Vue générale de la décharge de Mbeubeuss dans la banlieue de Dakar. L ©  Sylvain Cherkaoui/Cosmos

S’ils sont les plus nombreux à Mbeubeuss, les récupérateurs ne sont pas les seuls à tirer profit de l’exploitation des déchets ménagers. Deux entreprises privées, chinoises, sont installées en bordure de la décharge et vivent de la revalorisation des objets récupérés. Un nouveau site de tri et de valorisation des déchets devrait voir le jour d’ici à juin 2018. L’initiative, privée elle aussi, est portée par 14 associés, dont certains sont des employés de l’UCG, ainsi que l’homme d’affaires suisse Patrick Roussillon. « Dakar et sa banlieue représentent 80 % des déchets du Sénégal. Il s’agira d’abord de mettre en place des conteneurs de tri dans les quartiers de Dakar et de racheter les ordures aux camions à la place de l’UCG », fait valoir ce dernier. Dans l’équation, on peine encore à trouver l’État sénégalais. Pourtant, l’Unité mène actuellement une étude de faisabilité et un recensement des acteurs de la décharge pour une restructuration de celle-ci.

Avec un appui de la Banque mondiale estimé à 100 millions de francs CFA, l’Unité souhaite créer un centre de tri et monter une clôture. L’unique moyen de contrôler les accès et de lutter notamment contre le travail des enfants à Mbeubeuss. Pour autant, une fois le site réorganisé, le travail des récupérateurs restera informel, donc sans perspective de sécurité sociale ou d’équipement fourni. « L’UCG ne peut pas équiper tout le monde », admet Lamine Kebe, coordonnateur de l’UCG à Dakar.

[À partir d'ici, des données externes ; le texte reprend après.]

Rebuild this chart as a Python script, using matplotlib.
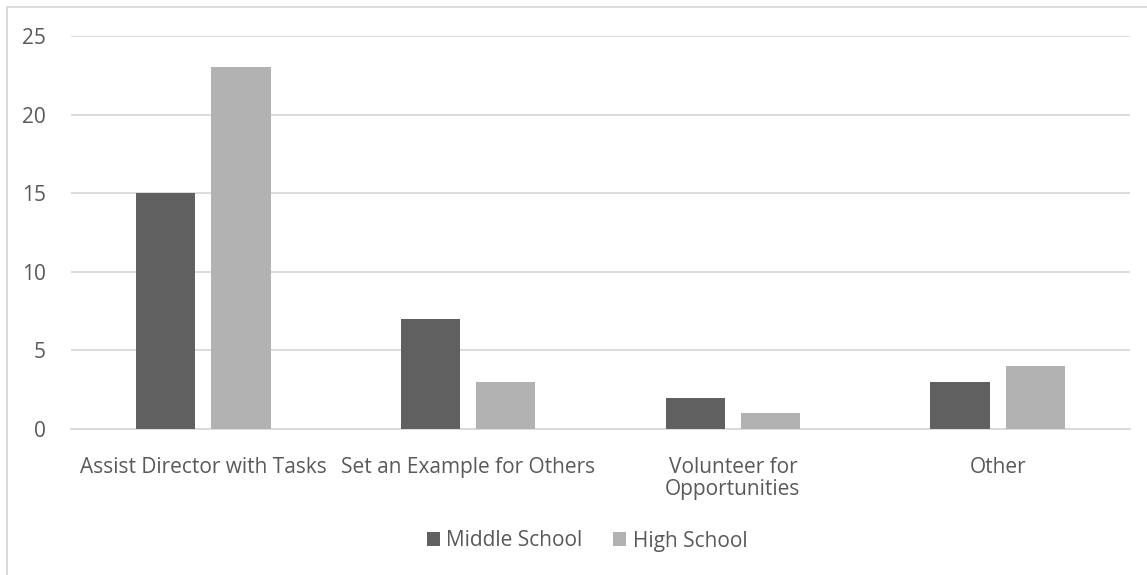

« Mbeubeuss est une bombe écologique et une nuisance pour les communes alentour, reconnaît-il, mais on ne peut pas la fermer, nous n’avons aucun autre endroit où la transférer. » S’il promet une transformation progressive de Mbeubeuss, le Sénégal a le besoin urgent d’une politique étatique effective en matière de gestion et de valorisation des déchets. Pour ses travailleurs, mais aussi pour l’environnement du pays dont l’un des volets du Plan Sénégal émergent (PSE) ambitionne de faire de Dakar l’une des capitales les plus propres d’Afrique.